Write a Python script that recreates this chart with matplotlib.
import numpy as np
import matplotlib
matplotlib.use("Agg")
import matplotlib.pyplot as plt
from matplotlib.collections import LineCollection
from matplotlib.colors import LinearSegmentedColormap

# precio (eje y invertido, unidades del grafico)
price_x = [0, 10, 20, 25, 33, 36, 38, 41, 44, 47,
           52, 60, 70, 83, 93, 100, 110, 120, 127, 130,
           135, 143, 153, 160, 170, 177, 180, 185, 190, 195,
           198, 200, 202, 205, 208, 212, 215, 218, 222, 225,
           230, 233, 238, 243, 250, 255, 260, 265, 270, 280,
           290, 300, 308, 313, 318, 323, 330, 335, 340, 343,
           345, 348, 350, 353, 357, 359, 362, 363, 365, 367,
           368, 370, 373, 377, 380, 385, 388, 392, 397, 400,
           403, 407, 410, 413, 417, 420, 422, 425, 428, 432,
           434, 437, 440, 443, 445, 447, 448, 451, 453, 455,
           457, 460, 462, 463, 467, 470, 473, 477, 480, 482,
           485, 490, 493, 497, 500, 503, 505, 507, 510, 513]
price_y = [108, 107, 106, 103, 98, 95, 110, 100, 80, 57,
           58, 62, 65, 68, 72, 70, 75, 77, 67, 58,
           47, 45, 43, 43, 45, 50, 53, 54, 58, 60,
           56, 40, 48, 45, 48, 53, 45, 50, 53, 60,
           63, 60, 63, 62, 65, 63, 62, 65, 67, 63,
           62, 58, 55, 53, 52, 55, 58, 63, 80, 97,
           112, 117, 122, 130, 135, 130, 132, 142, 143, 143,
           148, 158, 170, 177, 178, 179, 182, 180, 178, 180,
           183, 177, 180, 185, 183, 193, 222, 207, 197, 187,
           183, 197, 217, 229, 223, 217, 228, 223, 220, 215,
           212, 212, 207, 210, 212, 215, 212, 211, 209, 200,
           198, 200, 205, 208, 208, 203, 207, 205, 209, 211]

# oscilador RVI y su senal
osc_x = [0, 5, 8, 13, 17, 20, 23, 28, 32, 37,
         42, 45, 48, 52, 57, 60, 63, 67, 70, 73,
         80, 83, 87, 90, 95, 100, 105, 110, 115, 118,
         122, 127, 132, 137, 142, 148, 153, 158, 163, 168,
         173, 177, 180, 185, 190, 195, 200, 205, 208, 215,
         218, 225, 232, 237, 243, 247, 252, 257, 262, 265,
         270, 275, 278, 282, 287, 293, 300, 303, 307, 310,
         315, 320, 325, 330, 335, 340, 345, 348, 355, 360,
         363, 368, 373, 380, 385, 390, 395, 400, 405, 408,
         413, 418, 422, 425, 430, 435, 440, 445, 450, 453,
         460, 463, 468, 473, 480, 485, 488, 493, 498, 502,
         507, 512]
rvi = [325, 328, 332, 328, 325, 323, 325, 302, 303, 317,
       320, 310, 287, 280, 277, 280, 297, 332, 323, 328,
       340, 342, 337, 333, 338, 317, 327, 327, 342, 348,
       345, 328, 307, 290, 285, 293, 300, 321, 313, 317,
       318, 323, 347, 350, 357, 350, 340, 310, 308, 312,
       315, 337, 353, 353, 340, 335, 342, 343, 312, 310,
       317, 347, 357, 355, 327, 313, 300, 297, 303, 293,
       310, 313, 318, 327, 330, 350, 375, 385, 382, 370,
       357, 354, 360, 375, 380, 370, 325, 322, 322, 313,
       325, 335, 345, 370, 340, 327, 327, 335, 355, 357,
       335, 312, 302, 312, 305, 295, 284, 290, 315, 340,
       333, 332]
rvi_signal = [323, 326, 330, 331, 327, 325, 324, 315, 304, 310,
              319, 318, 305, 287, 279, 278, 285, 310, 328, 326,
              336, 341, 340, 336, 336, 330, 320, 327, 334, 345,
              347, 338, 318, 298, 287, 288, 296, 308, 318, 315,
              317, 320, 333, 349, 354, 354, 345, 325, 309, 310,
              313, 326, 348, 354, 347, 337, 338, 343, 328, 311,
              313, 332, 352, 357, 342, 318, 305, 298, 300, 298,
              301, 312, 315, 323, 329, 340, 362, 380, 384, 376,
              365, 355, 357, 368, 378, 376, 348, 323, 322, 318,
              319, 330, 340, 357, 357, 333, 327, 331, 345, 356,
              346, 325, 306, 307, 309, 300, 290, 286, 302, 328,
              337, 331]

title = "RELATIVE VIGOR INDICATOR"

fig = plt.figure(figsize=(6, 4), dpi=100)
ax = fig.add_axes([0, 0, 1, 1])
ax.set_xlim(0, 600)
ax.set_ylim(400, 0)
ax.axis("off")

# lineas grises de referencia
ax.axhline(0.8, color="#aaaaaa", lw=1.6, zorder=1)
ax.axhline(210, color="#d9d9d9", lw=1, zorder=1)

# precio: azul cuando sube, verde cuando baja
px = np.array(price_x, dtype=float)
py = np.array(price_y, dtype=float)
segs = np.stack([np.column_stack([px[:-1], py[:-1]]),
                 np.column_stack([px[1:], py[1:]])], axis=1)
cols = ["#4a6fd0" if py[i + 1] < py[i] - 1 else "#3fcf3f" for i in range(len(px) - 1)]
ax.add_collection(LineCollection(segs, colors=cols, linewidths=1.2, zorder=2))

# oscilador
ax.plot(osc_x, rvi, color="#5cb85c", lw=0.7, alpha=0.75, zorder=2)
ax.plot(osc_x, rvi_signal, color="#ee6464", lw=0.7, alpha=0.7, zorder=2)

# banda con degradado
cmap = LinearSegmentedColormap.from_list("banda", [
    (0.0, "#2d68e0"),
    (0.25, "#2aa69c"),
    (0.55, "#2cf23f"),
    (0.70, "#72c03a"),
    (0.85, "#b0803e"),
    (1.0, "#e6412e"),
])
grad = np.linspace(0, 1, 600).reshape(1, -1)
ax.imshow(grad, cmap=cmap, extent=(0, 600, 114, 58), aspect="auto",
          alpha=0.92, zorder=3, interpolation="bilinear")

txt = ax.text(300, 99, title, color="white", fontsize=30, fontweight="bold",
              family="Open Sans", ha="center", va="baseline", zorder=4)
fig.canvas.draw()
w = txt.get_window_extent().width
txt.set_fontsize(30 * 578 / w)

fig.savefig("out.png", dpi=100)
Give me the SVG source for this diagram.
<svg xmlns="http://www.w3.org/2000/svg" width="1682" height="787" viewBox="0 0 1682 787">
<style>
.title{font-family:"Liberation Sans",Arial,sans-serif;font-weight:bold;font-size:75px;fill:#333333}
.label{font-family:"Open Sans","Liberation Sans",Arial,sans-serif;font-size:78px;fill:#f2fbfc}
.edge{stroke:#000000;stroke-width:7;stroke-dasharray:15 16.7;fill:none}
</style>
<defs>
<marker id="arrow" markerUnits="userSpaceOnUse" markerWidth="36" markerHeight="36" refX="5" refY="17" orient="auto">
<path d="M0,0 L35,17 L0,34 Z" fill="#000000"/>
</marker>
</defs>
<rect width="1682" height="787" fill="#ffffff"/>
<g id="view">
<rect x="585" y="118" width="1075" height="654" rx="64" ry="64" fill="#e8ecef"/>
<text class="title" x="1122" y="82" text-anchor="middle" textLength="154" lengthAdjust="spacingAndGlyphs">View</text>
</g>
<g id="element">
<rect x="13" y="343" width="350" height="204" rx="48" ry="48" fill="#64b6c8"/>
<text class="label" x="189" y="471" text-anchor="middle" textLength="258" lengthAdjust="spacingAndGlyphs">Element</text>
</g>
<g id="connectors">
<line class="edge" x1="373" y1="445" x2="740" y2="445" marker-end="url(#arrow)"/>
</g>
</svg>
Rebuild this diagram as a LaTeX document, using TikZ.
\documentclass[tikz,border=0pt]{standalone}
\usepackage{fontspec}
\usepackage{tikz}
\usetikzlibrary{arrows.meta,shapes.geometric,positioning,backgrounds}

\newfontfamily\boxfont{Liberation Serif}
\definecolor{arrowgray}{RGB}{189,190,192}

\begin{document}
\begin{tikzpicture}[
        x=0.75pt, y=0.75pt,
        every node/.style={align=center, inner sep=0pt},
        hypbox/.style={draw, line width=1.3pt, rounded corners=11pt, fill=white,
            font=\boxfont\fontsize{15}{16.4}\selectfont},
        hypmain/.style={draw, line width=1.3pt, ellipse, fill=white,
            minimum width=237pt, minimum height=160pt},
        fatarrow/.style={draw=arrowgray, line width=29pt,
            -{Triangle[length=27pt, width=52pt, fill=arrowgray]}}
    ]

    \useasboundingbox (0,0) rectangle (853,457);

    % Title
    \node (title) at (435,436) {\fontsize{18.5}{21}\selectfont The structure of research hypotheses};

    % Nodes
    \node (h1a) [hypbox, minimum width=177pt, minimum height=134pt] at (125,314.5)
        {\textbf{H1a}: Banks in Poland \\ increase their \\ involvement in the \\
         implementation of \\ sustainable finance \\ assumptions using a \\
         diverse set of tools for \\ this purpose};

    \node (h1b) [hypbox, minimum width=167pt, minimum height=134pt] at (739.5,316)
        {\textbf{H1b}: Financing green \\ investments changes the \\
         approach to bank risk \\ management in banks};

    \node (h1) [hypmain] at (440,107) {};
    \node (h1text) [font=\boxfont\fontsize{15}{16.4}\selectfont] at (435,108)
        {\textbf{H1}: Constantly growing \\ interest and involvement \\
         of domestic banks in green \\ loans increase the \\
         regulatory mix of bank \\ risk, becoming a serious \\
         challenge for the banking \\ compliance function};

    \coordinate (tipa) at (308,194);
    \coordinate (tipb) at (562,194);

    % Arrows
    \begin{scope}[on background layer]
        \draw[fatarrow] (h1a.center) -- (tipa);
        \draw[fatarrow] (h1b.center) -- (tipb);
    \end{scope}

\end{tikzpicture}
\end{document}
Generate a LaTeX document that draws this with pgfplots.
#####
**STATED TASK**
The answer should consist of the lines from the first line of the entries through the line with "from matplotlib.colors import", copied exactly.

**WRITTEN ANSWER**
Write a Python script that recreates this chart with matplotlib.
import numpy as np
import matplotlib
matplotlib.use("Agg")
import matplotlib.pyplot as plt
from matplotlib.collections import LineCollection
from matplotlib.colors import LinearSegmentedColormap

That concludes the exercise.